EXERCISE REQUIREMENTS: Show every line in the entries below where the word "file" appears.

EXTRACTED RECORDS:
::::::::

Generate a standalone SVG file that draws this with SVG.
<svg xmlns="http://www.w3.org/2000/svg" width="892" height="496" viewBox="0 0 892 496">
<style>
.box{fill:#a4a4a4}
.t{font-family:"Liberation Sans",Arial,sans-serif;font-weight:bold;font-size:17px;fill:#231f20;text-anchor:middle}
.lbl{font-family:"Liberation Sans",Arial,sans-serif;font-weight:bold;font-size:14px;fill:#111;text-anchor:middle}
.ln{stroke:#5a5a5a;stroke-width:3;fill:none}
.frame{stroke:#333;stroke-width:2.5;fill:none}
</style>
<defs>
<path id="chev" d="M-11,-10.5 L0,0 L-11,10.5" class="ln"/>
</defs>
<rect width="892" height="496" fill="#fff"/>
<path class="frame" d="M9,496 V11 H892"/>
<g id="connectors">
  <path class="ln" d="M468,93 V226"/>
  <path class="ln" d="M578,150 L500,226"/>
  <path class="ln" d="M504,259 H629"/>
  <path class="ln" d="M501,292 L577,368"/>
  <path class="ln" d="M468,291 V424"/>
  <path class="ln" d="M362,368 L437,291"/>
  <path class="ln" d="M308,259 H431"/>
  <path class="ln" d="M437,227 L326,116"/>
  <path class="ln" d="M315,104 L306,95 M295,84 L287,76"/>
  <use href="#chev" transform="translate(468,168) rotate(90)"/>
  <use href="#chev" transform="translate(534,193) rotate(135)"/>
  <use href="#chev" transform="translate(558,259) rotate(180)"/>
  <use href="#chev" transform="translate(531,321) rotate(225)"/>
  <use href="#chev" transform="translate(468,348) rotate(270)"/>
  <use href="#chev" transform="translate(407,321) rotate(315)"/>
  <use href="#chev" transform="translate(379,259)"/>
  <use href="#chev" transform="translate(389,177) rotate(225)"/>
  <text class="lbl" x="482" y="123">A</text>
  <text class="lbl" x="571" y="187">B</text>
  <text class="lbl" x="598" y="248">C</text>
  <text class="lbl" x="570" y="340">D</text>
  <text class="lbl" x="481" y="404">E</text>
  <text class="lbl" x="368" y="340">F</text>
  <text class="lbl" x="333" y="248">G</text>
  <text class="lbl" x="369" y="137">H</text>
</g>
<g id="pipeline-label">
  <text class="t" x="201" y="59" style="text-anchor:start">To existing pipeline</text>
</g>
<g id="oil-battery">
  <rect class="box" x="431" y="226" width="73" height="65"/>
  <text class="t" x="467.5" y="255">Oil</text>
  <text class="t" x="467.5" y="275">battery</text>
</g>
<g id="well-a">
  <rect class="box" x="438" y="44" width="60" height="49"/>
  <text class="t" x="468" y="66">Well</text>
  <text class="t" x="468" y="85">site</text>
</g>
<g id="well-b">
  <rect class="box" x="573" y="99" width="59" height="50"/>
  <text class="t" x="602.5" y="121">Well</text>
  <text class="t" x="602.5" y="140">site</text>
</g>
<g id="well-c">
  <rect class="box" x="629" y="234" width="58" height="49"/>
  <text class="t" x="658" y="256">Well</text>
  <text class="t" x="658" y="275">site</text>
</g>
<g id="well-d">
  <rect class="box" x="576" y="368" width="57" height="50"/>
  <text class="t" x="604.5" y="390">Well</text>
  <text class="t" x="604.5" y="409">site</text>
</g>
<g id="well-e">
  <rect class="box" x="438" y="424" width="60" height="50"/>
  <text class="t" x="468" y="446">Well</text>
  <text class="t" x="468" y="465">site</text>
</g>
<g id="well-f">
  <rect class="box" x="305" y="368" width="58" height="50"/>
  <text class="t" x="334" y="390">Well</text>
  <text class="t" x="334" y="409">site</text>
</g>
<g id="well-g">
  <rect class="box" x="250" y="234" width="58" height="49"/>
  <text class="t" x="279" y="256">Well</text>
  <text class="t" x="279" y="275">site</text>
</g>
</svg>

::::::::

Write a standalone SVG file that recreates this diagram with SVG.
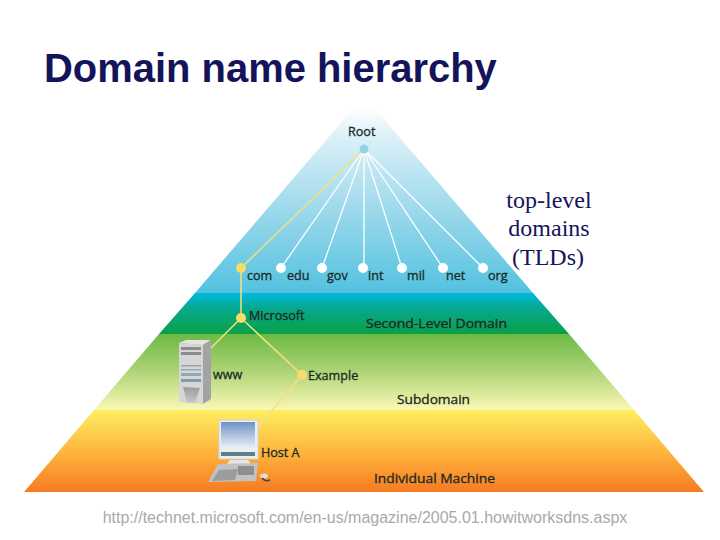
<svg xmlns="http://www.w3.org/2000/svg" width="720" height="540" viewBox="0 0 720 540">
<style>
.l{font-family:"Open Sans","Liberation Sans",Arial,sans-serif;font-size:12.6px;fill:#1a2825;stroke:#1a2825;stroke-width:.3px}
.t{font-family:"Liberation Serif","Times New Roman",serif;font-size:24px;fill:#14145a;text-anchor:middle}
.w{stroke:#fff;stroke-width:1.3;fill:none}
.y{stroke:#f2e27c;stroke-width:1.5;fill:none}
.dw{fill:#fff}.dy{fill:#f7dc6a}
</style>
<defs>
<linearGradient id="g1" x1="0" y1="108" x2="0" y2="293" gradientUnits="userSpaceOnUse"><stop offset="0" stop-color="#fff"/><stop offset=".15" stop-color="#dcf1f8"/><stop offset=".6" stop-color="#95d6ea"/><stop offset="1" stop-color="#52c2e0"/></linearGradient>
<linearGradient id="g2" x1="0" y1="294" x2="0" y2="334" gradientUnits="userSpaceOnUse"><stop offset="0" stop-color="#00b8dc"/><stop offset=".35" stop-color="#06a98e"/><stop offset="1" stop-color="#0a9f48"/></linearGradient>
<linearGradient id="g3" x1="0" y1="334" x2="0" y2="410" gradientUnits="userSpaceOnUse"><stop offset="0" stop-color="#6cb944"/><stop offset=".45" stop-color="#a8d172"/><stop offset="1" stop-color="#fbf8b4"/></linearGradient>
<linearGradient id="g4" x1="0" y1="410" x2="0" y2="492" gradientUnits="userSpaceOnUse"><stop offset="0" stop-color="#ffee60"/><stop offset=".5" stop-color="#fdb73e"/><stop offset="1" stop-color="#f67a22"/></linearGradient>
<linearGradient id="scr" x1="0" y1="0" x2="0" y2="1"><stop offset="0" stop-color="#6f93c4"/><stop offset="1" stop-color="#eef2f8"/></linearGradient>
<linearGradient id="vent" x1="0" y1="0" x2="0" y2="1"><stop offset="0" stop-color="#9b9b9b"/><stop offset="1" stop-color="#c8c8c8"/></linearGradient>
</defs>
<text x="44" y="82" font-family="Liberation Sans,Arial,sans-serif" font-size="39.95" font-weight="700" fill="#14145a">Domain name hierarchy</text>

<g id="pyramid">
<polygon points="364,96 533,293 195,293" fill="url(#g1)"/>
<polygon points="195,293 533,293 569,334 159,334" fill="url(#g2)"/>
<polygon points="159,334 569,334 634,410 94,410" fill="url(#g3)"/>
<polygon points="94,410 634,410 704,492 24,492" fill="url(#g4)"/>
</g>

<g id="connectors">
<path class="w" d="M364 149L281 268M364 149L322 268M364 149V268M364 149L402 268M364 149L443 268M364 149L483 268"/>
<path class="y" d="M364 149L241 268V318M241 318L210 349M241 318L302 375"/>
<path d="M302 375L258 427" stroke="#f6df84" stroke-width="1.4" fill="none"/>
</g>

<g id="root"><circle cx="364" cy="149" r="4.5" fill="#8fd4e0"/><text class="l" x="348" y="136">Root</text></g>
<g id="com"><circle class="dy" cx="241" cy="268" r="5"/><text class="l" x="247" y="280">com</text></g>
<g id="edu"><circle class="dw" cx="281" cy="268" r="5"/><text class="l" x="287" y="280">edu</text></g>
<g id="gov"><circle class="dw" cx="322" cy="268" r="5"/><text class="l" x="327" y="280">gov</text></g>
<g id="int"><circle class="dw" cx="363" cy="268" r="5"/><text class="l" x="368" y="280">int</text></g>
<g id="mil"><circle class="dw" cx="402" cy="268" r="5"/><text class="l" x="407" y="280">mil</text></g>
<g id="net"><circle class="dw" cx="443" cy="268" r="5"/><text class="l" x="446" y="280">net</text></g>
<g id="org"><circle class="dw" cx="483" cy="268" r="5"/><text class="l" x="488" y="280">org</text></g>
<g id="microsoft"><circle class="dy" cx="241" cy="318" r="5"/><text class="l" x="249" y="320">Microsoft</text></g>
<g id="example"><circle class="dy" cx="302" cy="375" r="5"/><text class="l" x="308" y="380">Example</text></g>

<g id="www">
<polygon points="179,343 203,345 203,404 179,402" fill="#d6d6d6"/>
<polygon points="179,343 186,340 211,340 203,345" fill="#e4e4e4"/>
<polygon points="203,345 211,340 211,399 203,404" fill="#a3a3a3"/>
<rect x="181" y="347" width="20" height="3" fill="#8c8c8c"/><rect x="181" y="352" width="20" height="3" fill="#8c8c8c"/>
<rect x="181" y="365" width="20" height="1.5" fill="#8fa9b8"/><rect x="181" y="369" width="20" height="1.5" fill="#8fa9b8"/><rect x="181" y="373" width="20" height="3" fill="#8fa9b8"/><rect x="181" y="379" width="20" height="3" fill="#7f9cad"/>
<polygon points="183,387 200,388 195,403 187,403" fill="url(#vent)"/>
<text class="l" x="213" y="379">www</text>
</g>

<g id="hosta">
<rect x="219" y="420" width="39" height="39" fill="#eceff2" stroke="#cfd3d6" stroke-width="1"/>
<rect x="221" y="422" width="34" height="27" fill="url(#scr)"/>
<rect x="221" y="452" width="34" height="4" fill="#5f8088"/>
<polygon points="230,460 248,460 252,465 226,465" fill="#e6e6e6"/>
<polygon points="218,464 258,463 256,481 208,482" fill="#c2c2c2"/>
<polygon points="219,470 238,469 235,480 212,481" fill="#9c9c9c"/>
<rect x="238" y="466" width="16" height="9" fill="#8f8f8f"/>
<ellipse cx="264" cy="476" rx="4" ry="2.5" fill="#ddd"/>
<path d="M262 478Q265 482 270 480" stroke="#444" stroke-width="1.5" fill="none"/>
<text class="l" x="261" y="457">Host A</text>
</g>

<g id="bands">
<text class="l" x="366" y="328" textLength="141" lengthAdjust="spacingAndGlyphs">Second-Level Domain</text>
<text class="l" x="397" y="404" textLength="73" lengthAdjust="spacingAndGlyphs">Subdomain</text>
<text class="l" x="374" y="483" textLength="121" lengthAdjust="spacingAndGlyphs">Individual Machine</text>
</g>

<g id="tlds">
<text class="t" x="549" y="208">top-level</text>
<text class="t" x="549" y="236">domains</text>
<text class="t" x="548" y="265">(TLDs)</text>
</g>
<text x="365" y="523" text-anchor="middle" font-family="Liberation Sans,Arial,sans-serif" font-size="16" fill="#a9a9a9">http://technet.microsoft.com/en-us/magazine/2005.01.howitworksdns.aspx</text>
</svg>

::::::::

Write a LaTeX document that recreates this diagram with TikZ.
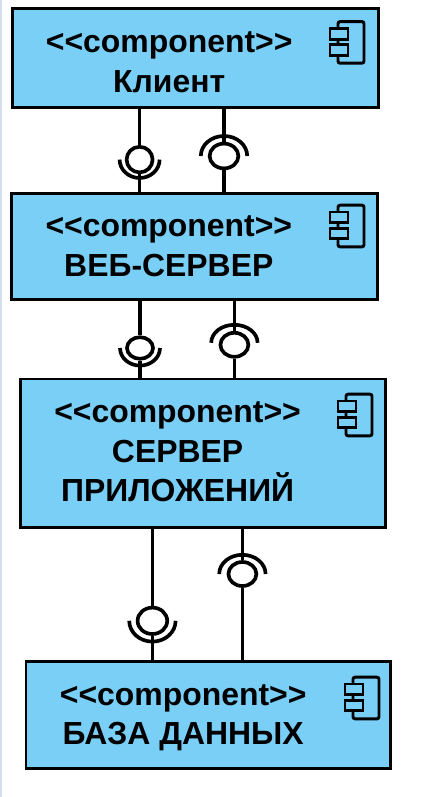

::::::::

RESULT OF THIS EXERCISE:
Generate a standalone SVG file that draws this with SVG.
Write a standalone SVG file that recreates this diagram with SVG.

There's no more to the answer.